European companies must largely step up their efforts to achieve the goals set out in the Paris Climate Agreement, according to a CDP report released on Tuesday. The banks granting them loans must also better align their actions.
Despite the promises made to fight against climate change, European companies remain far removed from the Paris Climate Agreement principles.
Based on their declared emission targets, they are on a temperature increase trajectory of 2.7°C–that’s 1°C more than the targets set in Paris end-2015.

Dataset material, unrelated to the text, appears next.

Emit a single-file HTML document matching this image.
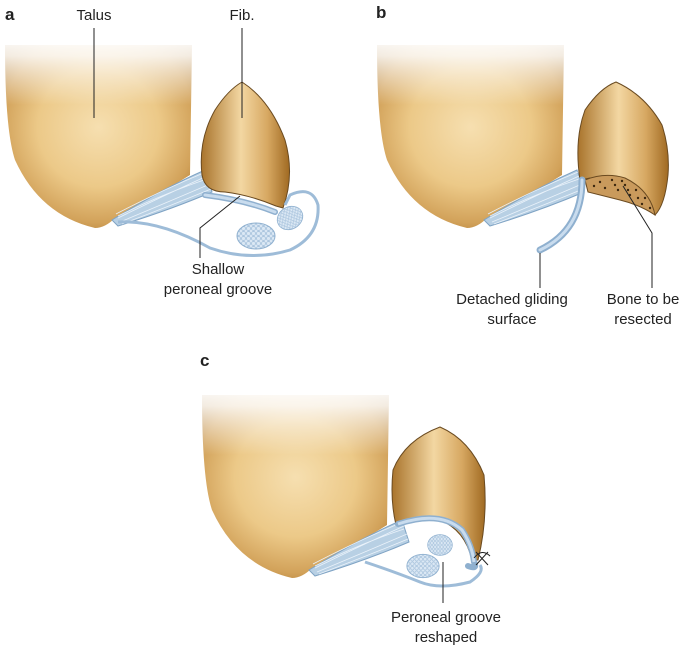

As the CDP report reveals, to limit the global warming increase to 1.5°C would require eight times the current level of ambition by European companies in terms of reducing greenhouse gas (GHG) emissions.
Accelerating the movement
A non-profit association funded by the EU, CDP published the report on the occasion of the CDP Europe Awards, organised on Tuesday with the European Investment Bank. The findings are based on the analysis of data sent to CDP by nearly 1,000 European companies in 2020, representing around 80% of European market capitalisation.
Even if there’s a growing ambition by such companies, the report reveals that the gap remaining to be filled in order to reach the cruising speed capable of achieving the Paris goals is more than substantial. And it’s a warning that applies as much to production companies as to the world of finance.
CDP has, in fact, calculated that banks continue to largely finance industrial players which aren’t performing well in terms of GHG reduction: “Banks representing 95% of all lending to European corporates have such an ambition, even as the necessary metrics, data, and processes are still being built,” the report authors note. “This contrasts with just 8% of European corporates having set targets in line with a well-below 2°C rise.”
Better selection of clients
The report refers to a “€4 trillion mismatch” in Europe between the total amount of bank loans granted in favour of the energy transition, aimed at aligning with the objectives of the Paris Agreement, and the necessary financing needs of companies to actually reach them.
Banks and investors therefore play a key role. Currently, only half of the institutions questioned by the CDP state that they take into account the fact that their clients or the beneficiaries of their funding do indeed have strategies aligned with the objectives of the Paris Agreement.
The report therefore estimates that in a “modest acceleration” scenario, banks may have to adjust their loan portfolios by 20-30% to meet Paris Agreement targets.